On parle de plus en plus de sororité… Mais que signifie exactement ce mot ? Comment a-t-il évolué au cours des siècles ? Pourquoi revient-il aujourd’hui dans les discours sur l’égalité entre les femmes et les hommes ? A quoi la sororité engagerait-elle les femmes dans le cadre d’un idéal d’universalité ne connaissant a priori pas de distinction de genre, ni d’aucune autre forme de « spécificité » ? On fait le point.
Pour une brève histoire de l’empowerment féminin en non-mixité
Des communautés médiévales de religieuses bien tranquilles
Pas besoin d’avoir fait 10 ans de latin pour entendre l’étymologie de sororité : c’est dans soror, qui signifie sœur ou cousine, que le mot trouve ses racines. C’est au Moyen-âge que le mot apparaît pour désigner des communautés religieuses exclusivement composées de femmes… « Placées sous la protection et l’autorité des hommes », comme le rappelle la docteure en sciences de l’information Michèle Baron-Bradshaw, ces congrégations sont des lieux de ce qu’on appellerait aujourd’hui l’empowerment : les femmes y instaurent leurs règles de vie, accèdent à la culture dans un environnement sécurisé et se transmettent les savoirs.
Les Béguines, modèles d’émancipation du pouvoir religieux et de la norme familiale
Bientôt, des femmes non religieuses, souvent veuves, reproduisent le modèle de ces communautés non-mixtes. C’est par exemple les Béguines, auxquelles la journaliste Aline Kiner a consacré une monographie romancée parue en 2017. La motivation de beaucoup de femmes pour rejoindre le béguinage est d’échapper au (re)mariage imposé par les familles. Mais elles trouvent dans les micro-cités que le groupe bâtit (avec des maisonnettes partagées, des jardins qu’elles cultivent pour se nourrir, des bibliothèques communes…) de vraies voies d’émancipation et d’assumation.
Un peu trop indépendantes au goût de certain·e·s, et notamment des autorités religieuses à l’époque confondues avec les autorités politiques, ces femmes attirent parfois l’hostilité, voire subissent de vraies persécutions. Elles se défendent, avec âpreté, pour préserver ce qu’elles ont bâti… Mais n’échappent pas aux procès en hérésie et à mesure que le nombre de béguines engagées se réduit, de condamnations en exécutions, les vocations de celles qui auraient eu envie de rejoindre la communauté cèdent face aux intimidations.
Etudiantes américaines et girls-scouts, même combat !
La notion de sororité réapparait à la fin du XIXè siècle et au début XXè siècle.
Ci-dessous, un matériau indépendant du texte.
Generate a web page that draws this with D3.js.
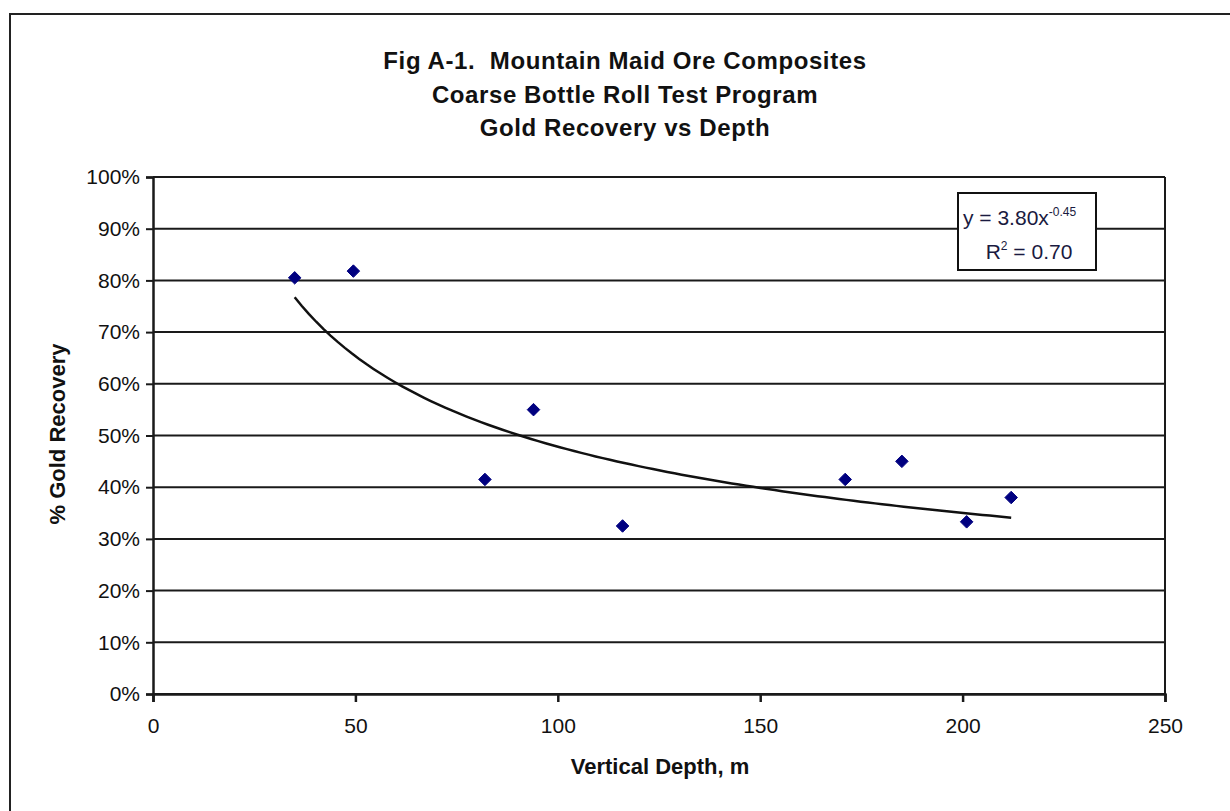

D’une part dans les universités américaines, fortes d’une tradition de « confréries » où l’on se transmet entre étudiants les enseignements informels (« l’école de la vie ») et où l’on tisse son réseau : les filles qui arrivent dans l’enseignement supérieur ne sont pas admises dans ces clubs de garçons ; qu’à cela ne tienne, elles vont créer les leurs ! La sororité Gamma Phi Bêta, fondée en 1874 à l’Université de Syracuse est réputée la plus ancienne de ces organisations universitaires semi-clandestines de femmes.
La notion de sororité arrive d’autre part dans le mouvement du scoutisme, qui s’ouvre aux filles mais refuse de mélanger les genres. N’empêche, les filles enfilent des shorts, apprennent à construire des cabanes et à grimper aux arbres !
Le débat sur la non-mixité dans le mouvement féministe des années 1970
Dans les années 1970, la question des groupes non-mixtes est à l’agenda du mouvement féministe : il y va de garantir une véritable liberté de parole (les femmes n’oseraient pas dire les mêmes choses en présence d’hommes) mais également de résoudre la question de ce qu’on qualifie de « division sexuelle du travail militant » (quand dans une asso, les femmes vont davantage effectuer les tâches matérielles et logistiques et les hommes prendre des positions de pouvoir, de visibilité et/ou de porte-parolat). Le débat épineux va entraîner une véritable scission dans le mouvement féministe, provoquant, entre autres, l’opposition entre les « différentialistes » (qui défendent une spécificité féminine, sans forcément se prononcer sur le caractère « essentiel » ou culturel de celle-ci) et les « universalistes » (qui refusent l’institution de différences entre les genres).
Le grand dilemme des « réseaux des femmes »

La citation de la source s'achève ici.